Supplied data:
-.-.-

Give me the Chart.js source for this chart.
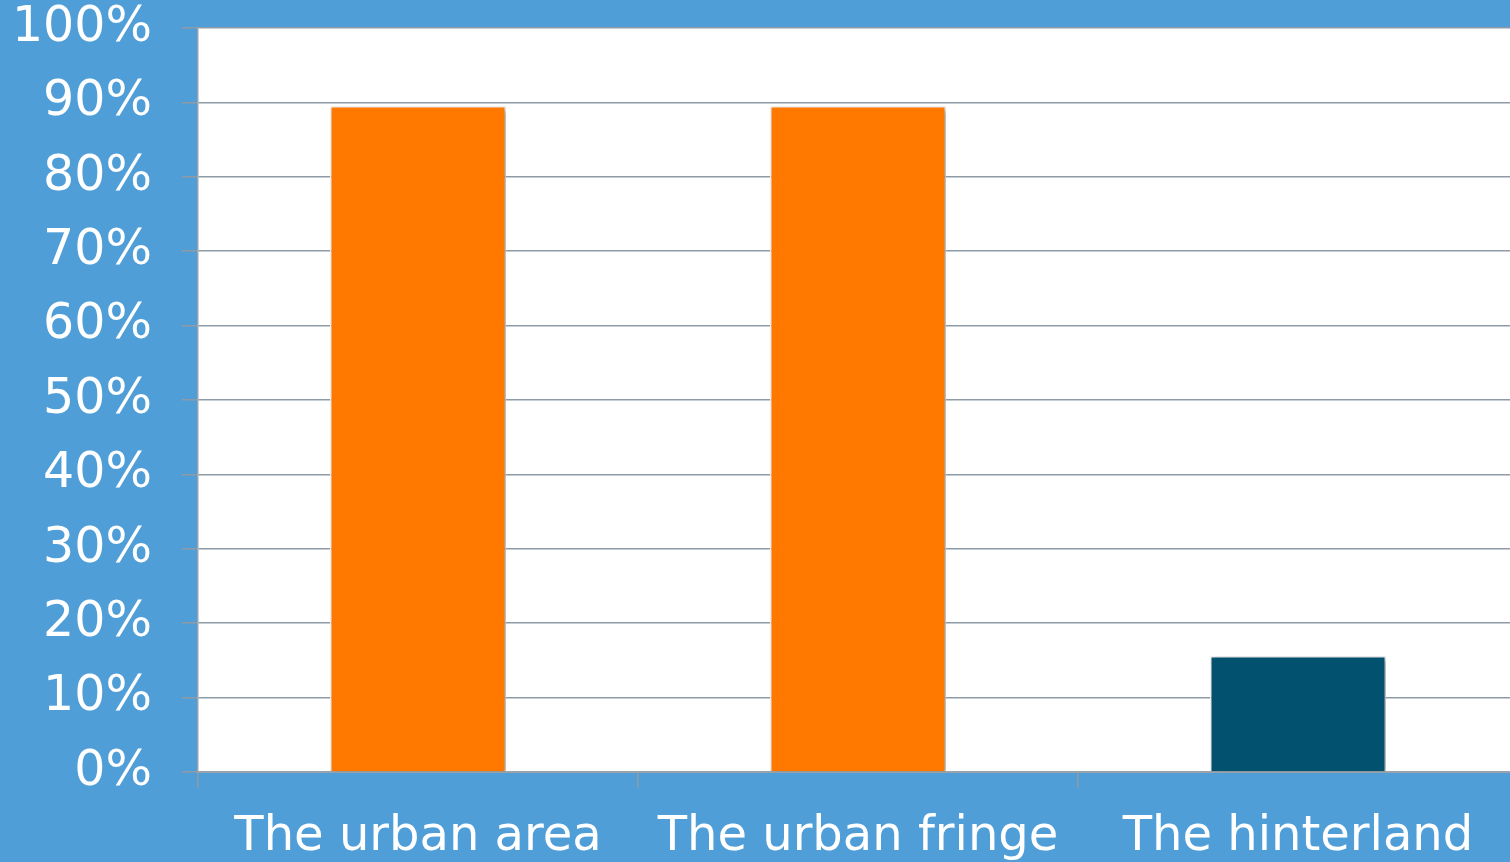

-.-.-

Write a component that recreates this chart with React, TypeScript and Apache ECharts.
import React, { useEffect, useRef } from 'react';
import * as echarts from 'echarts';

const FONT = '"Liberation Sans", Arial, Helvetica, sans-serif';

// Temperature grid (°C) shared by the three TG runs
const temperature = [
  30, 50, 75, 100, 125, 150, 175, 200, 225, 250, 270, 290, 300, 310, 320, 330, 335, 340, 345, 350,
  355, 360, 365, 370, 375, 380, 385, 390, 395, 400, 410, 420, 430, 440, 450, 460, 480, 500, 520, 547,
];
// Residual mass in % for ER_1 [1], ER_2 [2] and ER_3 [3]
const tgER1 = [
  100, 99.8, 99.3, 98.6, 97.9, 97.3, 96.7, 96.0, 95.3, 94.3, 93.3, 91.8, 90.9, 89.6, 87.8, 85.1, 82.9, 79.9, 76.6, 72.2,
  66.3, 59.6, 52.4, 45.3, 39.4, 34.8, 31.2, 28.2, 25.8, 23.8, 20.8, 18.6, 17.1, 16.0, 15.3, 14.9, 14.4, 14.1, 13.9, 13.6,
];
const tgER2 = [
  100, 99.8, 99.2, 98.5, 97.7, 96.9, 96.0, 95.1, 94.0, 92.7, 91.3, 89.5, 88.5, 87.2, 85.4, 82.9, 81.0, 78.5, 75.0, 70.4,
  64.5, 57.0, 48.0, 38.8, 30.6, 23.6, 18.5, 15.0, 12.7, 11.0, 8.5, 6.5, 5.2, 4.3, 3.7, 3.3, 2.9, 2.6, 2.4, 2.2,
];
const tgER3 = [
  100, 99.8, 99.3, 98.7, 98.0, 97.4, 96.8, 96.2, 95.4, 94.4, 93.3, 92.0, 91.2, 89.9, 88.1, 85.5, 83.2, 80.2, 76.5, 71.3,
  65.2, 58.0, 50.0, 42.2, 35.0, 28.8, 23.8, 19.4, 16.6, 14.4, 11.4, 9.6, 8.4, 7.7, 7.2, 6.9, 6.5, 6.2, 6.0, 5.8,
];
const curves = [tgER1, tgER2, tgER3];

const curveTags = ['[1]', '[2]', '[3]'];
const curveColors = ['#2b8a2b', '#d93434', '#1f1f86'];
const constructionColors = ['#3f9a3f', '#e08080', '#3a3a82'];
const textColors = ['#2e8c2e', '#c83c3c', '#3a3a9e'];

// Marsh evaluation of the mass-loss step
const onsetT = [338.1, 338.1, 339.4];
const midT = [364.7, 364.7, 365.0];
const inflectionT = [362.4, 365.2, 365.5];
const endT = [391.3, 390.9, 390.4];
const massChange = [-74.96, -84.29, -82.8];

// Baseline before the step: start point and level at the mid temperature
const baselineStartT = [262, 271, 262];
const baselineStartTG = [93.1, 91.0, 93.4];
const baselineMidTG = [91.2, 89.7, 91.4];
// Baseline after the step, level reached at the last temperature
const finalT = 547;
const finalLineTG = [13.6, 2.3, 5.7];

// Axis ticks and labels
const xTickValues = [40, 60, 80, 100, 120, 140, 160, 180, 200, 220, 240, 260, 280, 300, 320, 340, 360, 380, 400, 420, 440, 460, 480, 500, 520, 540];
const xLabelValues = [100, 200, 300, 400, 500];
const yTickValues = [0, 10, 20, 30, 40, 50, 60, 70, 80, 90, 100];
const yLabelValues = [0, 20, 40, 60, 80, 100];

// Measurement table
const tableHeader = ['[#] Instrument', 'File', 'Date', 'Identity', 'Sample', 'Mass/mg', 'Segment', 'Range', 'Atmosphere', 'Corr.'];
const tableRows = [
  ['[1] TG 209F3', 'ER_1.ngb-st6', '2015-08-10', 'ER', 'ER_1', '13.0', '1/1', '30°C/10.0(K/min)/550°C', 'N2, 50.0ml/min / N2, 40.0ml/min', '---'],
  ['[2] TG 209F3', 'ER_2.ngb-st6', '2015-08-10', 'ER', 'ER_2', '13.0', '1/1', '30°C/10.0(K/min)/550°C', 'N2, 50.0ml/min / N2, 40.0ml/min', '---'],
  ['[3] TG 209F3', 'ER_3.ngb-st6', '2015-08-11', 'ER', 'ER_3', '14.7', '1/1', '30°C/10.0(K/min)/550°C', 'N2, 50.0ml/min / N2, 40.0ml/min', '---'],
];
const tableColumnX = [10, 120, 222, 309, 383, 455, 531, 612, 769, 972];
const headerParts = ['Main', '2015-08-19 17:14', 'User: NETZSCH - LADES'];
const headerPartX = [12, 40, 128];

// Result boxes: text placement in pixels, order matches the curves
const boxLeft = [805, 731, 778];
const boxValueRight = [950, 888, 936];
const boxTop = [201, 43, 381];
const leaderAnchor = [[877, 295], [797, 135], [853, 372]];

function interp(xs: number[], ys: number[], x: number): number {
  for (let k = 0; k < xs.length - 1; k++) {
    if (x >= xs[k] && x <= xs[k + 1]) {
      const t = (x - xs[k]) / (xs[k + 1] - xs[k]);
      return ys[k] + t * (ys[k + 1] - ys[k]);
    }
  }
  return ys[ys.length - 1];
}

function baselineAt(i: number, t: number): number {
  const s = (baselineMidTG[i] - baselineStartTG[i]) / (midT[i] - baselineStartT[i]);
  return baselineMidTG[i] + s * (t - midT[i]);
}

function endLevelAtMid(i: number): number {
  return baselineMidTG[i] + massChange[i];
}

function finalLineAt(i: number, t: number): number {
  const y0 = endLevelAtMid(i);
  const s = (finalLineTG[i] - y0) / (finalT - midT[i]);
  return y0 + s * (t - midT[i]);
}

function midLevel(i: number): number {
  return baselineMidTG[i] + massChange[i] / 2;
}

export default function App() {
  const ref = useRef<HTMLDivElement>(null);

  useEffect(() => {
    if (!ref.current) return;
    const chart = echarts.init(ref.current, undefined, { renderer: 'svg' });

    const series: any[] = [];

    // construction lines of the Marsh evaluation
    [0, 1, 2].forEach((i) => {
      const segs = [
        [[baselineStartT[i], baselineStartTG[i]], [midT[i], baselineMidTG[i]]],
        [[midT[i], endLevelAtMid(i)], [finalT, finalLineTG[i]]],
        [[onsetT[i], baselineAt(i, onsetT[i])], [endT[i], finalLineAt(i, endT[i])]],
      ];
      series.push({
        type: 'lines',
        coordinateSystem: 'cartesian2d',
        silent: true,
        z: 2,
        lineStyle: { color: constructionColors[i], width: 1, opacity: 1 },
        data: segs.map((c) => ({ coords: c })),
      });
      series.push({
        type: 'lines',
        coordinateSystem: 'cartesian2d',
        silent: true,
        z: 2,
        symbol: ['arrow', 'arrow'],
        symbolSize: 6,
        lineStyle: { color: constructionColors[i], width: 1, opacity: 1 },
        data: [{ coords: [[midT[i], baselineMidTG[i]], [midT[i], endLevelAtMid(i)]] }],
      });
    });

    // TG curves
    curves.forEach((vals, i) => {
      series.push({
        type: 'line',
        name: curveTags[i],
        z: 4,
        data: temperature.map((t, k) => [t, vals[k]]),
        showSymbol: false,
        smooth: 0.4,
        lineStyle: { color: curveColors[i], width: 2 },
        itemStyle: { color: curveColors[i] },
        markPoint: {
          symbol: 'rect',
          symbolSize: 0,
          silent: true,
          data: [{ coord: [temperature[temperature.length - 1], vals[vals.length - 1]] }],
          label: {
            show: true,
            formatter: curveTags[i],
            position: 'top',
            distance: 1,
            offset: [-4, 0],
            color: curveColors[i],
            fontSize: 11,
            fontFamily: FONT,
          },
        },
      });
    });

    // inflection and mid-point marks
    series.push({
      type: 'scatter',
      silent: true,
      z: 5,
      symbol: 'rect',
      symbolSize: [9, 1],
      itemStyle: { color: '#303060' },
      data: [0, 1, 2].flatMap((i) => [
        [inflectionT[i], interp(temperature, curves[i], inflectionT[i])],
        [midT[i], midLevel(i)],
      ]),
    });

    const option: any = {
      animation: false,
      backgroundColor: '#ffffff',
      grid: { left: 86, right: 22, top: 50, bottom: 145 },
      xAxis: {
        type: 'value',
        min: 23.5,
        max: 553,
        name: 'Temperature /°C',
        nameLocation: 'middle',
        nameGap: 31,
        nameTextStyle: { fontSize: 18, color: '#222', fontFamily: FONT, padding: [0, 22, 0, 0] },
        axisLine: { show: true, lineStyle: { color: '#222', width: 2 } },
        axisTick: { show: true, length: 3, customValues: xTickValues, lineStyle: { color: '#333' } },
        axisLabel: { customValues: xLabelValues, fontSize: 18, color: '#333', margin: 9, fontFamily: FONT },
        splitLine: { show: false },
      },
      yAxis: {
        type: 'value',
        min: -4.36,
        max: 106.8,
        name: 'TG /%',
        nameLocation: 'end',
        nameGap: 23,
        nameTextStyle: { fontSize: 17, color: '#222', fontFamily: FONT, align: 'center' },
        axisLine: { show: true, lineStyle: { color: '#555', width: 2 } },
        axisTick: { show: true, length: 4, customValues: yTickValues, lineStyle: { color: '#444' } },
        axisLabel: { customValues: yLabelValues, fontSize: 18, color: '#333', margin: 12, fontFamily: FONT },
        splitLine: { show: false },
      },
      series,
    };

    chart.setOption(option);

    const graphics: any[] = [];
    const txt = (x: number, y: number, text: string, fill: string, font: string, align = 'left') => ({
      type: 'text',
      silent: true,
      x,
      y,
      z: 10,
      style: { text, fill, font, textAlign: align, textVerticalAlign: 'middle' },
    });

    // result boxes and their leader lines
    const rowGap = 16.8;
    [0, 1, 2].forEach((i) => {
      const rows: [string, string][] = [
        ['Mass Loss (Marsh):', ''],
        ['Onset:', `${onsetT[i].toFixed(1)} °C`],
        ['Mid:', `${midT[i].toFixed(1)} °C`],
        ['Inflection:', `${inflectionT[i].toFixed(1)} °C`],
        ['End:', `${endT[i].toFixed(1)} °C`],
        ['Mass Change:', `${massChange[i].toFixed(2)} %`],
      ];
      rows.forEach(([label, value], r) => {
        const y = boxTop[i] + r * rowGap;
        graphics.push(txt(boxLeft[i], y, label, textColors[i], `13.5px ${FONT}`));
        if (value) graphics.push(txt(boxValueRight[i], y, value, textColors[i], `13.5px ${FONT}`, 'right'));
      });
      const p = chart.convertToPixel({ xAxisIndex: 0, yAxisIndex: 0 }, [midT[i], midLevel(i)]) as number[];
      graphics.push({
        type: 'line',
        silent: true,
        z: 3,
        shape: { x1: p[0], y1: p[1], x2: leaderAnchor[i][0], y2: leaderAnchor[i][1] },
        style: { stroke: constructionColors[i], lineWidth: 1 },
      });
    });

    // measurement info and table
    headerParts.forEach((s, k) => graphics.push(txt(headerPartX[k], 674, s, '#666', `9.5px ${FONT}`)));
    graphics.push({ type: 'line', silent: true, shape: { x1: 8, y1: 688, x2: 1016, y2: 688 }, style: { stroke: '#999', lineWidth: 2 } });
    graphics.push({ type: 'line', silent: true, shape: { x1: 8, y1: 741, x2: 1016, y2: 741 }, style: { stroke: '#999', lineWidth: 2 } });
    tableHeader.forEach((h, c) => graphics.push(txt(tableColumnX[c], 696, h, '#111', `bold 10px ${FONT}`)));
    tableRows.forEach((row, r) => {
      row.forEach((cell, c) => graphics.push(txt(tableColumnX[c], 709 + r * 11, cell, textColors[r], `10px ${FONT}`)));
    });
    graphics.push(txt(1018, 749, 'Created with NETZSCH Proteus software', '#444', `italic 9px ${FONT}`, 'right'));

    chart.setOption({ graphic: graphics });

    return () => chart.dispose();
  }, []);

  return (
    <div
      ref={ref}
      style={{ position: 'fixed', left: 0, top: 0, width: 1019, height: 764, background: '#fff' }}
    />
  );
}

-.-.-

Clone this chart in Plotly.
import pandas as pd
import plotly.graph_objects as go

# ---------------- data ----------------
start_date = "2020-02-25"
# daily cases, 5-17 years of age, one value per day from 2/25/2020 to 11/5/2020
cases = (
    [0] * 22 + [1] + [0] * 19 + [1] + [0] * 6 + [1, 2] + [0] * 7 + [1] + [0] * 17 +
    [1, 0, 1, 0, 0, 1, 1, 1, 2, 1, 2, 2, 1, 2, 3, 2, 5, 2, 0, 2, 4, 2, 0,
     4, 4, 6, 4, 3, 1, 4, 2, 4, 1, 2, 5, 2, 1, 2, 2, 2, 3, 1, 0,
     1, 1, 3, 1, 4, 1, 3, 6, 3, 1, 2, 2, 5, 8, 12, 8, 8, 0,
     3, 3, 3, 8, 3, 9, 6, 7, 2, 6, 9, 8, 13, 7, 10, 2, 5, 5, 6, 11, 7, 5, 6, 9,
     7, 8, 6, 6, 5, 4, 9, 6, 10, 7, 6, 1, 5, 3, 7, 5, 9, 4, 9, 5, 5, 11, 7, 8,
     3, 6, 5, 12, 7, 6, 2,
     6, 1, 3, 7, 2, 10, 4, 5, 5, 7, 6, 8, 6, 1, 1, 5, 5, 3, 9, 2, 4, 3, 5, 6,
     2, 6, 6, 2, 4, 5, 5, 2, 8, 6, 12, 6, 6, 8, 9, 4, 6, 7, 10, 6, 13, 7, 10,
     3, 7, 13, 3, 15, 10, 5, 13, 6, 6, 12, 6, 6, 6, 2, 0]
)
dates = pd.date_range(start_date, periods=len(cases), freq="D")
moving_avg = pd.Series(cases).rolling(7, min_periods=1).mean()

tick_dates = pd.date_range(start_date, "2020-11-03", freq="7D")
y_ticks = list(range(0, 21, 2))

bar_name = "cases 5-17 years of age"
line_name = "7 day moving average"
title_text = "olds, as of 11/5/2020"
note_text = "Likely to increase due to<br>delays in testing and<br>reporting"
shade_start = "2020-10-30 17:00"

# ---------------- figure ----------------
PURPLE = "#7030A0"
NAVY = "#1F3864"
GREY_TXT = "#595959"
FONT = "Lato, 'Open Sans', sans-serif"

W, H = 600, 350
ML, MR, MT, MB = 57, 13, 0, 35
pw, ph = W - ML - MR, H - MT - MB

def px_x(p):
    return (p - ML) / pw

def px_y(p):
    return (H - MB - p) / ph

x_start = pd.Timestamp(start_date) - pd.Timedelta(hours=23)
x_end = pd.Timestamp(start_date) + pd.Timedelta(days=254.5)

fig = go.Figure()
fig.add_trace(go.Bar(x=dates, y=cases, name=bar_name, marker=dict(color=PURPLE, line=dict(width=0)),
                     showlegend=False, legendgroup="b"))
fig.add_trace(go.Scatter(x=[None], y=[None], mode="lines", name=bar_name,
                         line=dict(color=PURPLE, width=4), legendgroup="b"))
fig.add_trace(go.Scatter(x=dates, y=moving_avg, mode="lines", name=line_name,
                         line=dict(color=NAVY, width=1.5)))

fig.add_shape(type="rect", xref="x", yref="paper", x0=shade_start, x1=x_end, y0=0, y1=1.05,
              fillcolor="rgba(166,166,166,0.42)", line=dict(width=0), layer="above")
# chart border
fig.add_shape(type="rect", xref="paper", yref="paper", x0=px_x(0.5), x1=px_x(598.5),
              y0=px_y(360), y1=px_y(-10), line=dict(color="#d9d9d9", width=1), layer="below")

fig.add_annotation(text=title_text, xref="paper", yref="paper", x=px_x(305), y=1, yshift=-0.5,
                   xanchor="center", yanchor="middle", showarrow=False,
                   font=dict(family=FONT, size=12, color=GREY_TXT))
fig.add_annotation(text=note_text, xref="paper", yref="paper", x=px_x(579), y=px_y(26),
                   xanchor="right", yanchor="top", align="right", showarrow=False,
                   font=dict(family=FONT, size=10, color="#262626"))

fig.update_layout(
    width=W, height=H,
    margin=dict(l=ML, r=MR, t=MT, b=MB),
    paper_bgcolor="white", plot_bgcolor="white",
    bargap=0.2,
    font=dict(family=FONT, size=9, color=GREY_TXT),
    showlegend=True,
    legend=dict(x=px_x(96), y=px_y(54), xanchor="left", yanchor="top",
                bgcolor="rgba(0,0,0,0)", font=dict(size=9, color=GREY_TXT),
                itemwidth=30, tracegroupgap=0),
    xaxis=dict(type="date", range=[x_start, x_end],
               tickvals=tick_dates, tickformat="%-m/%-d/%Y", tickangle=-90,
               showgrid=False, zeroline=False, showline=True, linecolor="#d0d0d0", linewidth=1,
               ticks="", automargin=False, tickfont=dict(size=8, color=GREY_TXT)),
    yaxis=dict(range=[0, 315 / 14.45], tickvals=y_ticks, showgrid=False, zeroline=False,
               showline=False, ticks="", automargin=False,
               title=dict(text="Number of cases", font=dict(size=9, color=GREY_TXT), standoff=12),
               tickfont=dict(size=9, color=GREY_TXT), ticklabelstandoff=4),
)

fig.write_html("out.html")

-.-.-

Problem description:
Give the exact lines, and only those, from the line containing "Write a component" through the line containing "Arial, Helvetica, sans-serif';" in the entries above.

Written solution:
Write a component that recreates this chart with React, TypeScript and Apache ECharts.
import React, { useEffect, useRef } from 'react';
import * as echarts from 'echarts';

const FONT = '"Liberation Sans", Arial, Helvetica, sans-serif';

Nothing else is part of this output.